La démocratie de partis

La démocratie de partis est la deuxième forme historique du gouvernement représentatif, elle succède au parlementarisme et précède la démocratie du public.

Elle sera analysée selon quatre axes : l’élection des gouvernants, l’indépendance des gouvernants, l’opinion publique, et la discussion parlementaire.

Élection des gouvernants

Avec l’élargissement du droit de suffrage, on voit immédiatement apparaître des partis de masse. Les électeurs n’élisent plus des notables, mais des candidats qui portent les couleurs d’un parti politique.

Avec la fin du parlementarisme, beaucoup pensent que le Parlement va s’ouvrir à de nouvelles classes sociales, notamment les ouvriers. S’il est vrai que les partis de masse populaires sont souvent dirigés par des personnes issues du monde ouvrier, celles-ci deviennent une nouvelle forme d’élite bureaucrate qui n’a plus rien en commun avec le monde prolétaire.

Les ouvriers qui démontrent le plus de compétences dans les domaines du militantisme et du management parviennent au sommet du parti. Les électeurs n’ont pas la possibilité d’élire un ouvrier « comme eux », puisque c’est l’appareil du parti qui présélectionne les candidats à présenter aux élections : des ouvriers devenus des élites bureaucrates au fil de leur carrière politique.

L’émergence des partis de masse modifie la manière de voter des électeurs. Avant, ils choisissaient un candidat de confiance, dorénavant, ils votent pour un parti, quels que soient les candidats et les programmes proposés. Cette fidélité partisane se transmet au sein des familles sur plusieurs générations.

Le vote est avant tout une manière pour les électeurs d’exprimer leur appartenance à une classe sociale. Les élus sont donc le reflet des clivages politiques qui divisent les classes sociales. Il s’agit, en général, d’un affrontement entre traditionalistes et sociaux-démocrates.

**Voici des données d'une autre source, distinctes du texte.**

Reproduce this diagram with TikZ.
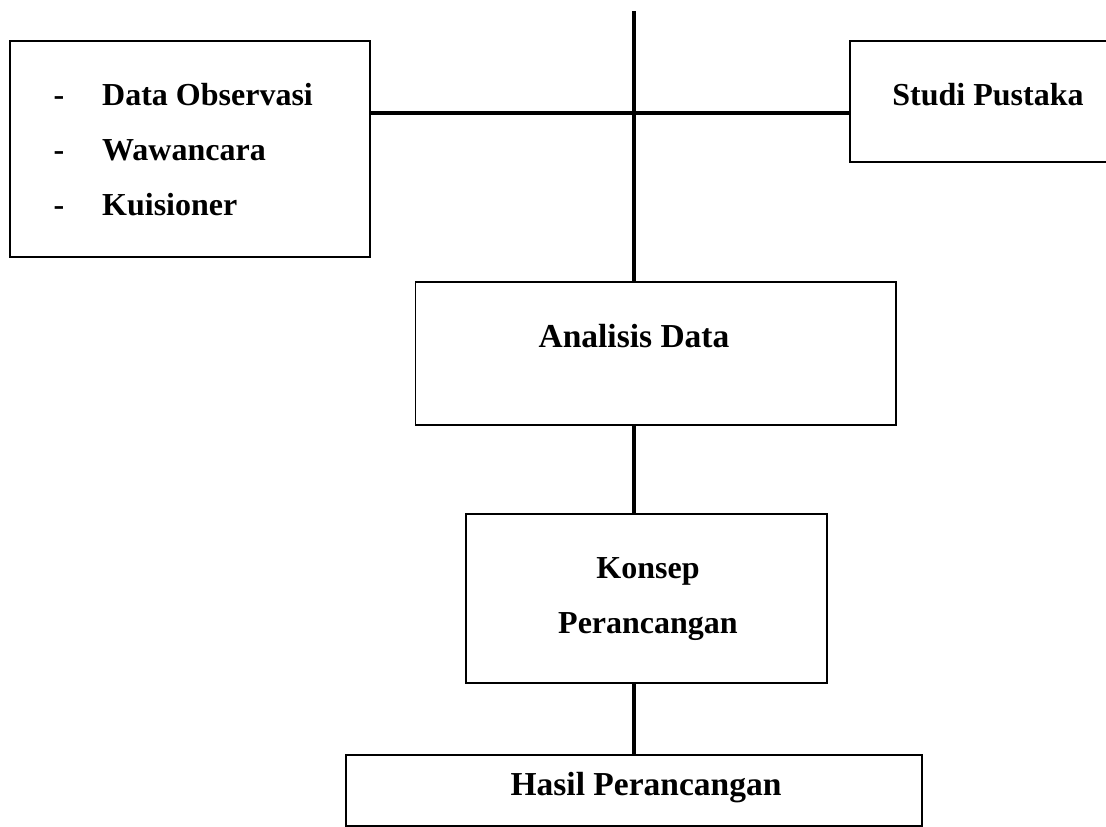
\documentclass[tikz,border=0pt]{standalone}
\usepackage{fontspec}
\setmainfont{Liberation Serif}
\begin{document}
\begin{tikzpicture}[x=1pt,y=-1pt,
  box/.style={draw=black,line width=1.8pt,rectangle,inner sep=0pt},
  conn/.style={draw=black,line width=4.8pt},
  lbl/.style={inner sep=0pt,font=\fontsize{32}{38}\selectfont\bfseries},
  lblc/.style={inner sep=0pt,font=\fontsize{33.5}{40}\selectfont\bfseries}]
\path[clip] (0,0) rectangle (1106,827);
% boxes
\node[box,minimum width=360pt,minimum height=216pt] (lb) at (190,149) {};
\node[box,minimum width=276pt,minimum height=121pt] (sp) at (988,101.5) {};
\node[box,minimum width=480.5pt,minimum height=143pt] (ad) at (655.75,353.5) {};
\node[box,minimum width=361pt,minimum height=169pt] (kp) at (646.5,598.5) {};
\node[box,minimum width=576pt,minimum height=71pt] (hp) at (634,790.5) {};
% texts
\node[lbl,anchor=base] (d1) at (59,105) {-};
\node[lbl,anchor=base] (d2) at (59,160) {-};
\node[lbl,anchor=base] (d3) at (59,215) {-};
\node[lbl,anchor=base west] (t1) at (102,105) {Data Observasi};
\node[lbl,anchor=base west] (t2) at (102,160) {Wawancara};
\node[lbl,anchor=base west] (t3) at (102,215) {Kuisioner};
\node[lbl,anchor=base] (t4) at (988,105) {Studi Pustaka};
\node[lblc,anchor=base] (t5) at (634,347) {Analisis Data};
\node[lbl,anchor=base] (t6) at (648,578) {Konsep};
\node[lbl,anchor=base] (t7) at (648,633) {Perancangan};
\node[lblc,anchor=base] (t8) at (646,795) {Hasil Perancangan};
% connectors
\coordinate (top) at (634,11);
\coordinate (cross) at (634,113);
\draw[conn] (top) -- (top |- ad.north);
\draw[conn] (cross -| lb.east) -- (cross -| sp.west);
\draw[conn] (top |- ad.south) -- (top |- kp.north);
\draw[conn] (top |- kp.south) -- (top |- hp.north);
\end{tikzpicture}
\end{document}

Indépendance des gouvernants

L’indépendance des députés est drastiquement réduite, ce ne sont plus des parlementaires libres de leur opinion, mais des porte-parole de parti. Les partis imposent une discipline stricte dans leurs rangs, menaçant d’exclusion ceux qui ne votent pas conformément aux instructions de l’appareil.

Les partis, en revanche, jouissent d’une plus grande liberté pour définir leur stratégie. Ils sont certes liés par le programme politique qu’ils ont défendu lors des campagnes électorales, mais il ne s’agit pas d’un engagement absolu. Ils peuvent n’en appliquer qu’une partie, voire s’en écarter ponctuellement afin de négocier avec d’autres partis. C’est notamment le cas dans les régimes parlementaires où la formation d’une coalition est un passage obligé pour accéder au pouvoir.

Les partis ont donc une marge de manœuvre confortable pour mener la politique qu’ils jugent la plus efficace, tout en restant plus ou moins fidèles aux promesses faites à leurs militants.

Opinion publique

Le clivage partisan qui divise la société se retrouve dans l’expression de l’opinion publique. Les manifestations et pétitions sont organisées par les partis, tandis que la presse est directement ou indirectement liée à un parti. Les électeurs reçoivent ainsi des informations politiquement orientées et rarement contredites, ce qui renforce la fidélité envers les partis et l’enracinement du vote au sein des familles et, plus largement, des classes sociales.

Le peuple n’a plus véritablement la possibilité d’exprimer librement son opinion, puisque tout est soumis à l’approbation de l’élite bureaucratique qui domine les partis. Le clivage n’est plus entre le Parlement et le peuple, mais entre le parti au pouvoir et les partis d’opposition.

La discussion parlementaire

Si une discussion ne peut avoir lieu qu’en présence d’acteurs prêts à changer d’avis, alors toute discussion est impossible dans un Parlement dominé par des partis. En effet, si les députés contreviennent aux instructions de leur parti, ils risquent immédiatement d’écourter leur carrière.

La discussion a donc lieu en dehors du Parlement, au sein de l’appareil des partis. C’est là, parmi les élites bureaucratiques et les députés, que les propositions politiques sont véritablement débattues et que chacun est libre d’avancer ses arguments sans craindre de sanction.

Ce ne sont donc pas les députés qui changent d’avis, mais les partis eux-mêmes, grâce aux discussions internes et aux échanges informels avec les partis de l’opposition.

Conclusion

La démocratie de partis bouleverse l’organisation du pouvoir politique. Le Parlement perd son rôle de chambre délibérative au profit de partis structurés qui négocient entre eux.